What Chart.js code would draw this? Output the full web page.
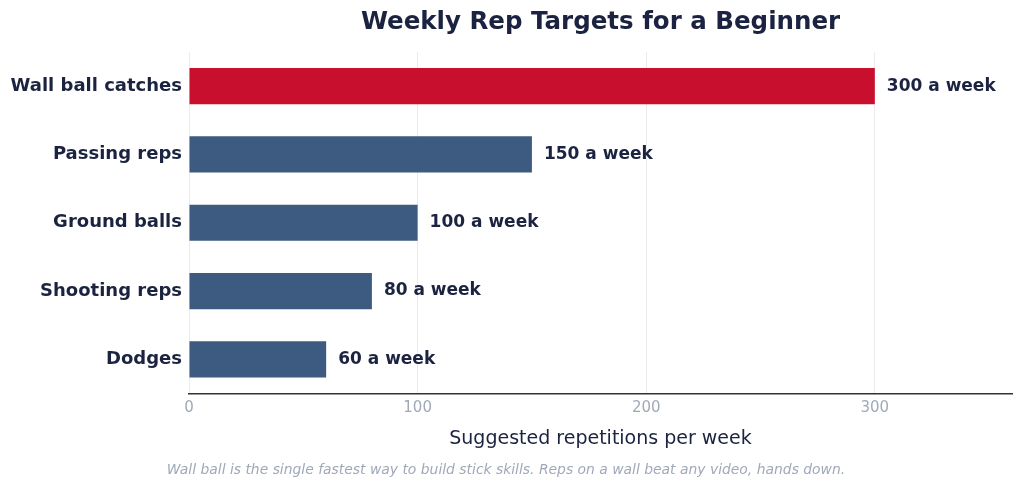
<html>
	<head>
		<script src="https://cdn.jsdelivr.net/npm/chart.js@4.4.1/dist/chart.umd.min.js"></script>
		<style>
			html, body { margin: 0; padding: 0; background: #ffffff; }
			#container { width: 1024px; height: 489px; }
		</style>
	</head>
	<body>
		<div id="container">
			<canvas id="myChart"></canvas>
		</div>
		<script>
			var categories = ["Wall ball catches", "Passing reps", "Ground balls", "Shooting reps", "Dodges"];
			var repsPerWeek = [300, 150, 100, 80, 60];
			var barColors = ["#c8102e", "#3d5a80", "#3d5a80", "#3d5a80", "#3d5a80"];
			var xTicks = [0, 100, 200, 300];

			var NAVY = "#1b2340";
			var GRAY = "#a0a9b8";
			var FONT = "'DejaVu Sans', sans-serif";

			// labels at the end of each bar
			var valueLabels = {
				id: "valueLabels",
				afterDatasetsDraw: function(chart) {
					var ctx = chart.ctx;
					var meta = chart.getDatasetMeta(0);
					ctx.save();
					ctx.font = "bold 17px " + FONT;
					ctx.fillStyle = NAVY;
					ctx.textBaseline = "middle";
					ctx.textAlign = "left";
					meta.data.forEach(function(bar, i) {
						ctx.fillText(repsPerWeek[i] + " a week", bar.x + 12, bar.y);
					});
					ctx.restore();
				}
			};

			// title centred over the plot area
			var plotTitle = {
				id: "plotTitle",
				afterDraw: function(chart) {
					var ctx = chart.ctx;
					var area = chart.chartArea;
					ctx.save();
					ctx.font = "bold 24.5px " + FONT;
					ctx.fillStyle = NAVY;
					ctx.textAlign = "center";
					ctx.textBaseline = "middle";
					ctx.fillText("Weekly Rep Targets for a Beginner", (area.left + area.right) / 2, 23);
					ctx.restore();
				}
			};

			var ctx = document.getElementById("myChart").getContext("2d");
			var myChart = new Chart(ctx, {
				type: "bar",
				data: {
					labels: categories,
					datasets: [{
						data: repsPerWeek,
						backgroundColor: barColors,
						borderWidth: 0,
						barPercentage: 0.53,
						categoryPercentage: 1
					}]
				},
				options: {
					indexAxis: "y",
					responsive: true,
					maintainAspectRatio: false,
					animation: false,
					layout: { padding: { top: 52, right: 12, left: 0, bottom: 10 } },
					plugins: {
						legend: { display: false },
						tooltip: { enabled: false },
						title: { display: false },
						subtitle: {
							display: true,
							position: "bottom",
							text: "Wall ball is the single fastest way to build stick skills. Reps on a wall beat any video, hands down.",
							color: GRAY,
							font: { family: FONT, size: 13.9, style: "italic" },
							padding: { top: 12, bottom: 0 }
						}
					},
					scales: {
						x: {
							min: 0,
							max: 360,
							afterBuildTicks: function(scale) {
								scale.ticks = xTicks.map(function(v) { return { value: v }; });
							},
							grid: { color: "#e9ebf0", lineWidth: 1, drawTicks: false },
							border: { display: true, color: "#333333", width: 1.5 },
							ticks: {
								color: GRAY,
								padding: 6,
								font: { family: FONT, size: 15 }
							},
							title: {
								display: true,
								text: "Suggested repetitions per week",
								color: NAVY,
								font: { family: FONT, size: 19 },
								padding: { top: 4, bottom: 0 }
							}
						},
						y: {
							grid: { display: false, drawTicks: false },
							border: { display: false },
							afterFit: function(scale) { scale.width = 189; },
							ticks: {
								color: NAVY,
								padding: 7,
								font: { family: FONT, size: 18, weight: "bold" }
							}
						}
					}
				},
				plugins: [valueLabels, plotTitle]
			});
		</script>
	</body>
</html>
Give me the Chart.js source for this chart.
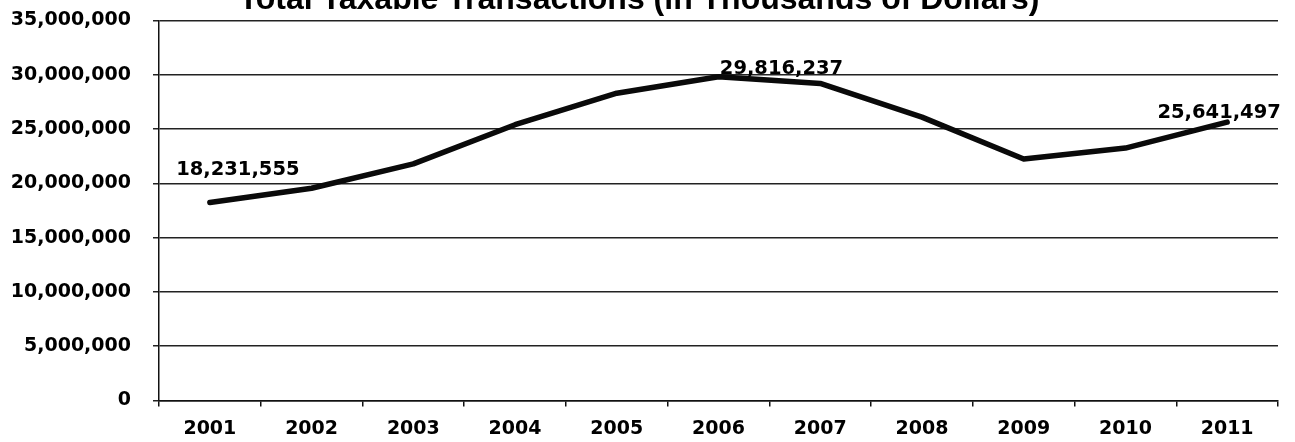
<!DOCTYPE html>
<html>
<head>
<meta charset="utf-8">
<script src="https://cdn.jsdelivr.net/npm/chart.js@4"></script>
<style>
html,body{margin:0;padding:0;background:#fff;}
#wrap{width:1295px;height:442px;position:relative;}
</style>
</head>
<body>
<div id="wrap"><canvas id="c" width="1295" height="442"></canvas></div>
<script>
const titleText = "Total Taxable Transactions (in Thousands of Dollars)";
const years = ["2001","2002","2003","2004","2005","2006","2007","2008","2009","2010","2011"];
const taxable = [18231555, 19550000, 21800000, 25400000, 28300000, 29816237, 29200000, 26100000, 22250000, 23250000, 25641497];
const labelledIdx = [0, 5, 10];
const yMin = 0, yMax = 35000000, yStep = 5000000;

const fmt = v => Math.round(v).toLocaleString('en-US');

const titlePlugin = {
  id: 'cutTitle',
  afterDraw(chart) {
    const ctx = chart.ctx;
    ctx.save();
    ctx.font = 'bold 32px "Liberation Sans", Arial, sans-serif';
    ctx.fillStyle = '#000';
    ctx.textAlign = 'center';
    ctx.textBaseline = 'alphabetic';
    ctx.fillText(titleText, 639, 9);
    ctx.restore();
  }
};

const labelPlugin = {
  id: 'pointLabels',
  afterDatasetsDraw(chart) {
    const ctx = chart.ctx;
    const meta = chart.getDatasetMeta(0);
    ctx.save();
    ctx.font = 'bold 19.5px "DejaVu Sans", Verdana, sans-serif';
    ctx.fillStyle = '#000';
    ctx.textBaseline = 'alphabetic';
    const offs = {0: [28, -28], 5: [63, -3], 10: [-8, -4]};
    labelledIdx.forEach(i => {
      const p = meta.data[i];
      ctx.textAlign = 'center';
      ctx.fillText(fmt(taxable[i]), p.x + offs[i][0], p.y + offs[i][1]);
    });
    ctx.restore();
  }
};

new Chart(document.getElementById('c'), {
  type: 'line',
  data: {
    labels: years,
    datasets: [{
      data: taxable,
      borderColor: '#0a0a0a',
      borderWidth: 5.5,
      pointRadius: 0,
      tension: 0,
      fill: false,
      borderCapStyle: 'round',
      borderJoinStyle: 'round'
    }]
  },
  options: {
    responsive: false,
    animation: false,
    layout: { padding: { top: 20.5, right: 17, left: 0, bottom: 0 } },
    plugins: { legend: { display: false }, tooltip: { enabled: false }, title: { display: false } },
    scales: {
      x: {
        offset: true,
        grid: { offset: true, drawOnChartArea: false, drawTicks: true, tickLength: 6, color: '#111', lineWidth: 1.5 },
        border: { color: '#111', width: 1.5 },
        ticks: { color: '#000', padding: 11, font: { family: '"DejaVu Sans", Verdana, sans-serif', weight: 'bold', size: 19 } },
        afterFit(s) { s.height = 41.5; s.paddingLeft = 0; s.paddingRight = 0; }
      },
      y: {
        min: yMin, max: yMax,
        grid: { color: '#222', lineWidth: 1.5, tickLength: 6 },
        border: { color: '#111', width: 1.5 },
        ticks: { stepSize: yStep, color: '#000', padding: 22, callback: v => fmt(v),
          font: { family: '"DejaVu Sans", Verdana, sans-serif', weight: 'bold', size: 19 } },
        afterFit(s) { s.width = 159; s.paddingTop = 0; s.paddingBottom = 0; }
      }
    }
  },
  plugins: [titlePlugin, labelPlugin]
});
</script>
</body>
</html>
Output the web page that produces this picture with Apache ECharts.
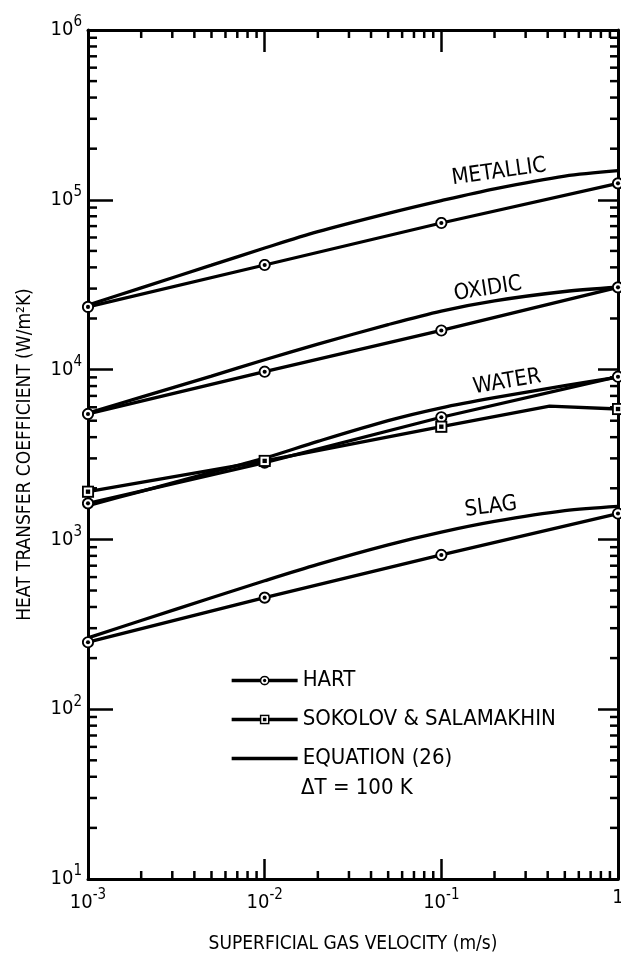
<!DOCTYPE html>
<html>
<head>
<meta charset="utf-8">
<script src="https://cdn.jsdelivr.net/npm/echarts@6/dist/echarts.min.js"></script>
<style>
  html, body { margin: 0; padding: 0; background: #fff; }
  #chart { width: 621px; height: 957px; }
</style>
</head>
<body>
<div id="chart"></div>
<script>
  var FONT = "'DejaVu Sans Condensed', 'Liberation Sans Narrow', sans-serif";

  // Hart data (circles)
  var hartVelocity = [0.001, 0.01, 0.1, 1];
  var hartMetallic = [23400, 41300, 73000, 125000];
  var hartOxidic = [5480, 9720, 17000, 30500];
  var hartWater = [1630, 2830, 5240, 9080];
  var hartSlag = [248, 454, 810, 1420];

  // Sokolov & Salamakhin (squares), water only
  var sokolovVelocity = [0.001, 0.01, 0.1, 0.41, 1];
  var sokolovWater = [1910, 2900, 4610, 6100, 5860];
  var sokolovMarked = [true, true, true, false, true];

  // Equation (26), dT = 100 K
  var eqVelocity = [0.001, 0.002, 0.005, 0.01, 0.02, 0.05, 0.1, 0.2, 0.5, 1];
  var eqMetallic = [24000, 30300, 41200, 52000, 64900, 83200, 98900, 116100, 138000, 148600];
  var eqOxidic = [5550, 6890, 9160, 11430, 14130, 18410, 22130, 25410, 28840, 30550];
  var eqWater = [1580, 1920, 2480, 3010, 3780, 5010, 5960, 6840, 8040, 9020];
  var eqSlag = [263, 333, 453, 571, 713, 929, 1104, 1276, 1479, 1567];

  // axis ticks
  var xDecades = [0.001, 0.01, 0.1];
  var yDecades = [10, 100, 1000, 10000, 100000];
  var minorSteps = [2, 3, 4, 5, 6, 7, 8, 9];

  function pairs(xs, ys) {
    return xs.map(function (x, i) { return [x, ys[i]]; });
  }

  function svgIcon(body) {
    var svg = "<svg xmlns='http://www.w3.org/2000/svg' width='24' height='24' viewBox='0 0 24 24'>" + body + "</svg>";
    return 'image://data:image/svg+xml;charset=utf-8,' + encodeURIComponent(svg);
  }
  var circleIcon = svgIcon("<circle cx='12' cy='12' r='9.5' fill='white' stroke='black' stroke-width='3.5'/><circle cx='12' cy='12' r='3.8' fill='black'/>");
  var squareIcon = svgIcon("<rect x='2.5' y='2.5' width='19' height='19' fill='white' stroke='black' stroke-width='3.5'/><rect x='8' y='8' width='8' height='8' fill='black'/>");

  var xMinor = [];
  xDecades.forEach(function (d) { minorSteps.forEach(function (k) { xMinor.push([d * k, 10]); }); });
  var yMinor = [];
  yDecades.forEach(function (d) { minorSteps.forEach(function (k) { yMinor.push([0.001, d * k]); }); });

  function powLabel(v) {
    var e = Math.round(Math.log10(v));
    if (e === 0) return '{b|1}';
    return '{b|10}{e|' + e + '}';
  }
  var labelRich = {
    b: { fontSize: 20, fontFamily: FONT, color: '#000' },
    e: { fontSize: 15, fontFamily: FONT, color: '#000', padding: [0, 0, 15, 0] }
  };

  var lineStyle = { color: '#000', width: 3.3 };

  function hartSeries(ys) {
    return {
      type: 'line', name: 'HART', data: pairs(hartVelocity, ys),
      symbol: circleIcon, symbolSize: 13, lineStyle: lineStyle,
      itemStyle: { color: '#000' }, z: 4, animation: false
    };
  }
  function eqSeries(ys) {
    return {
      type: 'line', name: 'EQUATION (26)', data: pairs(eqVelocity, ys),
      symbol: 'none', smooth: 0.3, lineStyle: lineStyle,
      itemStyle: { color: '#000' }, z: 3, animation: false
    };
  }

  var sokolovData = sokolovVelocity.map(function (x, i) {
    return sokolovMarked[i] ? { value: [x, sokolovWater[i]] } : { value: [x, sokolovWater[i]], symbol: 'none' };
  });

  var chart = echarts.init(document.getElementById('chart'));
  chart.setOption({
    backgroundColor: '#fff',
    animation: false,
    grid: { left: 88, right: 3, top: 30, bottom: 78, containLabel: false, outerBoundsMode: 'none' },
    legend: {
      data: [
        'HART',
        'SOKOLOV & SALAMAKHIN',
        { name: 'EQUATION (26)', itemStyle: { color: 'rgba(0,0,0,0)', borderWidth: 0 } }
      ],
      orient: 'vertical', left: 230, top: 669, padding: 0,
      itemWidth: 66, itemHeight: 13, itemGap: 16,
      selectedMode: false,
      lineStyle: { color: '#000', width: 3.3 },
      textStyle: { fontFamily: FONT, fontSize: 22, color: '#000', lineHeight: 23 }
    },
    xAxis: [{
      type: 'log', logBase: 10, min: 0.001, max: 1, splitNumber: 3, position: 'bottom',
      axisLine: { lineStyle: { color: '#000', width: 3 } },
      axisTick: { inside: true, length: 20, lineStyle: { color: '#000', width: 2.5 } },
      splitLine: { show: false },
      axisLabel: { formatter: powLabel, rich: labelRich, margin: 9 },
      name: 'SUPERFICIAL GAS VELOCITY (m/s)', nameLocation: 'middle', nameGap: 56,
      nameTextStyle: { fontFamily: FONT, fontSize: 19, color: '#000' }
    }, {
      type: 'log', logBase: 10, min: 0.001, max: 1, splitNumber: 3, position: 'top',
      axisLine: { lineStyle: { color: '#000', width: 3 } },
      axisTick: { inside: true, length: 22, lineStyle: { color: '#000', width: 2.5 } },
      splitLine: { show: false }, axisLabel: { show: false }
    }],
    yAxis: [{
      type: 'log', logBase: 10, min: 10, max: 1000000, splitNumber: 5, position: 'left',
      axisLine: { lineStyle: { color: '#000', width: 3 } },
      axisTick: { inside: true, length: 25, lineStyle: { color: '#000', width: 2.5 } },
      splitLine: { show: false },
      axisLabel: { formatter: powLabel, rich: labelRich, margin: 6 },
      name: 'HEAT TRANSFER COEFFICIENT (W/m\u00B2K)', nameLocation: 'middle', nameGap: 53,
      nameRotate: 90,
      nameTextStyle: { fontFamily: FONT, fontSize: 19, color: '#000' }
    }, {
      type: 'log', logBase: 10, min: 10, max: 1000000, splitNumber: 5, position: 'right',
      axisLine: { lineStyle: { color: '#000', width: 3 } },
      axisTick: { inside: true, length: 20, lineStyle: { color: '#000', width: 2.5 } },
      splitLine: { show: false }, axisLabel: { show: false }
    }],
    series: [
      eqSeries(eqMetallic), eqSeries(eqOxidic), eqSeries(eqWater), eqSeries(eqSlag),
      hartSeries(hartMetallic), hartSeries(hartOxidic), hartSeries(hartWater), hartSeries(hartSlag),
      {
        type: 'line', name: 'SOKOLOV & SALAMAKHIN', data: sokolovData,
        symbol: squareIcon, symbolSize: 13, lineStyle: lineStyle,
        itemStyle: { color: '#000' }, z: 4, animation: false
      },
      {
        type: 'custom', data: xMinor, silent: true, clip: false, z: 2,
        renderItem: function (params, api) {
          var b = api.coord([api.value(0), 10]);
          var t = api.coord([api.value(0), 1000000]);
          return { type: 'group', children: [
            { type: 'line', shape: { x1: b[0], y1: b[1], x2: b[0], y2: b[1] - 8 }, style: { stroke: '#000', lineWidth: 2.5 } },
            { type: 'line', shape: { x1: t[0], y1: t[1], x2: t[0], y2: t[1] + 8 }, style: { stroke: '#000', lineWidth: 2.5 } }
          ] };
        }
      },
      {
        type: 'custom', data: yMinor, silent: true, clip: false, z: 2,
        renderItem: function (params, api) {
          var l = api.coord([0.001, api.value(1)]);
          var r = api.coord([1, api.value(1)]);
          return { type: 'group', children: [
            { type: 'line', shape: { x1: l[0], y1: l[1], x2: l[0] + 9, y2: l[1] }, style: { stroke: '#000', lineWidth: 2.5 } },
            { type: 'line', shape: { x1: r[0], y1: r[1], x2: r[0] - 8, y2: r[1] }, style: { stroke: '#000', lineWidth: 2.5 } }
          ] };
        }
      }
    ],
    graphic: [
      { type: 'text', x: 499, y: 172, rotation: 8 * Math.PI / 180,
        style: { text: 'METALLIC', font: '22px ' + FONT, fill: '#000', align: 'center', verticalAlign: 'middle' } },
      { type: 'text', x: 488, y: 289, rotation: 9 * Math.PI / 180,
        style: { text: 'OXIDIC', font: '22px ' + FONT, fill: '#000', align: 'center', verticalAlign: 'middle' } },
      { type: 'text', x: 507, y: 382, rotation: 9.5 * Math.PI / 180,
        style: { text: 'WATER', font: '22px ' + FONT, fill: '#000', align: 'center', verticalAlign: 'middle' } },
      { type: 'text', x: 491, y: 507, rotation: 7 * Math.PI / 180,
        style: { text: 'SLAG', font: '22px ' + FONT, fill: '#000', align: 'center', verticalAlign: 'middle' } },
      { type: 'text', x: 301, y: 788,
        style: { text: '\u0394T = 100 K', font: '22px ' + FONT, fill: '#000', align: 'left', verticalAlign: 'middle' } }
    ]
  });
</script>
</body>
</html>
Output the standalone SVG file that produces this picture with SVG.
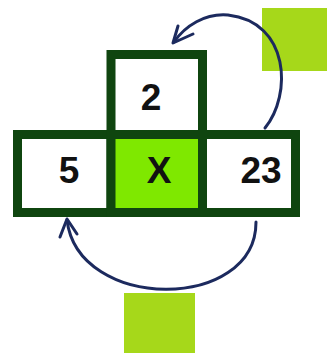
.....
Task goal:
Pictures excluded, retype exactly the lines running from the one with "Output the web" through the one with "var minorSteps = [2, 3, 4, 5, 6, 7, 8, 9];". Include both end lines and nothing more.

Written reply:
Output the web page that produces this picture with Apache ECharts.
<!DOCTYPE html>
<html>
<head>
<meta charset="utf-8">
<script src="https://cdn.jsdelivr.net/npm/echarts@6/dist/echarts.min.js"></script>
<style>
  html, body { margin: 0; padding: 0; background: #fff; }
  #chart { width: 621px; height: 957px; }
</style>
</head>
<body>
<div id="chart"></div>
<script>
  var FONT = "'DejaVu Sans Condensed', 'Liberation Sans Narrow', sans-serif";

  // Hart data (circles)
  var hartVelocity = [0.001, 0.01, 0.1, 1];
  var hartMetallic = [23400, 41300, 73000, 125000];
  var hartOxidic = [5480, 9720, 17000, 30500];
  var hartWater = [1630, 2830, 5240, 9080];
  var hartSlag = [248, 454, 810, 1420];

  // Sokolov & Salamakhin (squares), water only
  var sokolovVelocity = [0.001, 0.01, 0.1, 0.41, 1];
  var sokolovWater = [1910, 2900, 4610, 6100, 5860];
  var sokolovMarked = [true, true, true, false, true];

  // Equation (26), dT = 100 K
  var eqVelocity = [0.001, 0.002, 0.005, 0.01, 0.02, 0.05, 0.1, 0.2, 0.5, 1];
  var eqMetallic = [24000, 30300, 41200, 52000, 64900, 83200, 98900, 116100, 138000, 148600];
  var eqOxidic = [5550, 6890, 9160, 11430, 14130, 18410, 22130, 25410, 28840, 30550];
  var eqWater = [1580, 1920, 2480, 3010, 3780, 5010, 5960, 6840, 8040, 9020];
  var eqSlag = [263, 333, 453, 571, 713, 929, 1104, 1276, 1479, 1567];

  // axis ticks
  var xDecades = [0.001, 0.01, 0.1];
  var yDecades = [10, 100, 1000, 10000, 100000];
  var minorSteps = [2, 3, 4, 5, 6, 7, 8, 9];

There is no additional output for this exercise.